[PATCHSET 0/3] Ensure file refs are dropped on io_uring fd release

Jens Axboe <axboe@xxxxxxxxx> · Fri, 11 Aug 2023 11:12:39 -0600

Hi,

When the io_uring fd is closed, we ensure that any pending or future
request is canceled when run. But we don't wait for that to happen,
it happens out-of-line in a workqueue.
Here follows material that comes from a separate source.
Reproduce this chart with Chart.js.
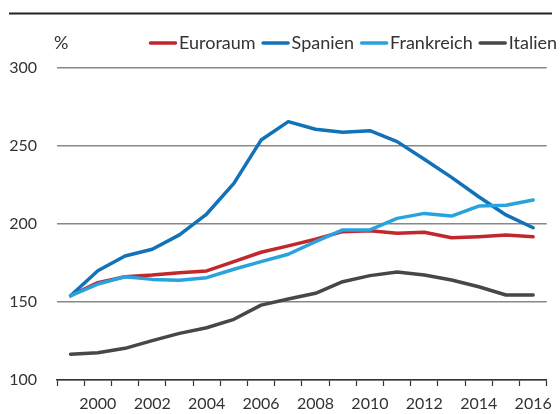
<!DOCTYPE html>
<html>
<head>
<meta charset="utf-8">
<script src="https://cdn.jsdelivr.net/npm/chart.js@4/dist/chart.umd.min.js"></script>
<style>
  html, body { margin: 0; padding: 0; background: #fff; }
  #wrap { width: 560px; height: 414px; position: relative; }
</style>
</head>
<body>
<div id="wrap"><canvas id="chart"></canvas></div>
<script>
const years = ['1999', '2000', '2001', '2002', '2003', '2004', '2005', '2006', '2007',
  '2008', '2009', '2010', '2011', '2012', '2013', '2014', '2015', '2016']

const euroraum = [154, 162.4, 166.2, 167.3, 168.8, 169.9, 175.9, 181.9, 186, 190.2,
  195.1, 195.7, 194, 194.7, 191.2, 191.9, 192.9, 191.9]
const spanien = [154, 170, 179.5, 183.8, 193, 206.4, 226, 253.8, 265.6, 260.7,
  258.8, 259.8, 252.8, 241.5, 229.9, 217.5, 205.8, 197.6]
const frankreich = [154, 161.5, 166.2, 164.5, 163.9, 165.6, 171, 175.9, 180.6, 188.7,
  196.2, 196.2, 203.6, 206.8, 205.1, 211.5, 212, 215.4]
const italien = [116.5, 117.5, 120.3, 125.2, 129.9, 133.5, 138.9, 148, 151.9, 155.6,
  163, 166.9, 169.2, 167.3, 164.1, 159.8, 154.5, 154.5]

const yTicks = [100, 150, 200, 250, 300]

const FONT = 'Lato, "Noto Sans", sans-serif'
const TEXT = '#333333'

function line (label, data, color, order) {
  return {
    label: label,
    data: data,
    borderColor: color,
    backgroundColor: color,
    borderWidth: 3.5,
    pointRadius: 0,
    tension: 0,
    fill: false,
    order: order,
    borderJoinStyle: 'round',
    borderCapStyle: 'round'
  }
}

// legend, "%" label and top rule drawn by hand
const decor = {
  id: 'decor',
  afterDraw (chart) {
    const ctx = chart.ctx
    ctx.save()
    ctx.strokeStyle = '#222'
    ctx.lineWidth = 2
    ctx.beginPath()
    ctx.moveTo(9, 13.5)
    ctx.lineTo(552, 13.5)
    ctx.stroke()

    ctx.font = '18px ' + FONT
    ctx.fillStyle = TEXT
    ctx.textBaseline = 'middle'
    ctx.textAlign = 'left'
    ctx.fillText('%', 54, 43)

    const items = chart.data.datasets
    let x = 557
    const pos = []
    for (let i = items.length - 1; i >= 0; i--) {
      const w = ctx.measureText(items[i].label).width
      x -= w
      const tx = x
      x -= 2
      const lx = x - 28
      pos.unshift({ lx: lx, tx: tx, ds: items[i] })
      x = lx - 6
    }
    pos.forEach(p => {
      ctx.strokeStyle = p.ds.borderColor
      ctx.lineWidth = 3.5
      ctx.lineCap = 'round'
      ctx.beginPath()
      ctx.moveTo(p.lx + 1.5, 43)
      ctx.lineTo(p.lx + 26.5, 43)
      ctx.stroke()
      ctx.fillStyle = TEXT
      ctx.fillText(p.ds.label, p.tx, 43)
    })
    ctx.restore()
  }
}

new Chart(document.getElementById('chart'), {
  type: 'line',
  data: {
    labels: years,
    datasets: [
      line('Euroraum', euroraum, '#c1272d', 2),
      line('Spanien', spanien, '#1272b8', 1),
      line('Frankreich', frankreich, '#29a3dd', 0),
      line('Italien', italien, '#474747', 3)
    ]
  },
  options: {
    responsive: true,
    maintainAspectRatio: false,
    animation: false,
    layout: { padding: { top: 68, right: 10, left: 0, bottom: 0 } },
    plugins: {
      legend: { display: false },
      tooltip: { enabled: false }
    },
    scales: {
      x: {
        type: 'category',
        offset: true,
        afterFit: (s) => { s.height = 34 },
        grid: {
          offset: true,
          drawOnChartArea: false,
          tickLength: 6,
          tickColor: '#333',
          tickWidth: 1.2
        },
        border: { color: '#333', width: 1.5 },
        ticks: {
          autoSkip: false,
          maxRotation: 0,
          padding: 8,
          color: TEXT,
          font: { family: FONT, size: 16 },
          callback: function (v, i) {
            const y = this.getLabelForValue(v)
            return Number(y) % 2 === 0 ? y : ''
          }
        }
      },
      y: {
        min: 100,
        max: 300,
        afterBuildTicks: (s) => { s.ticks = yTicks.map(v => ({ value: v })) },
        afterFit: (s) => { s.width = 57 },
        grid: { color: '#888', lineWidth: 1.5, drawTicks: false },
        border: { display: false },
        ticks: {
          padding: 20,
          color: TEXT,
          font: { family: FONT, size: 16 }
        }
      }
    }
  },
  plugins: [decor]
})
</script>
</body>
</html>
This means that if you kill a
task that has pending IO with io_uring, when the process has exited,
there's still an amount of time until all file references has gone away.
This makes a test case like:

#!/bin/bash

DEV=/dev/nvme0n1
MNT=/data
ITER=0

while true; do
	echo loop $ITER
	sudo mount $DEV $MNT
	fio --name=test --ioengine=io_uring --iodepth=2 --filename=$MNT/foo --size=1g --buffered=1 --overwrite=0 --numjobs=12 --minimal --rw=randread --thread=1 --output=/dev/null &
	Y=$(($RANDOM % 3))
	X=$(($RANDOM % 10))
	VAL="$Y.$X"
	sleep $VAL
	ps -e | grep fio > /dev/null 2>&1
	while [ $? -eq 0 ]; do
		killall -9 fio > /dev/null 2>&1
		wait > /dev/null 2>&1
		ps -e | grep "fio " > /dev/null 2>&1
	done
	sudo umount /data
	if [ $? -ne 0 ]; then
		break
	fi
	((ITER++))
done

fail with -EBUSY for the umount, even though the task that had them
open is gone and reaped.

This patchset attempts to rectify that. Patch 1 switches us to a
simpler private percpu reference count, which means we don't need to
sync RCU when exiting. A RCU grace period can take a long time, and now
the task will be waiting for that when exiting the ring fd. Patch 2
tweaks when we consider things cancelable, moving away from using
PF_EXITING and just looking at the ring ref state instead. Patch 3
finally does the trivial "wait for cancelations to happen before
considering the fd closed" trick which fixes the above test case.

-- 
Jens Axboe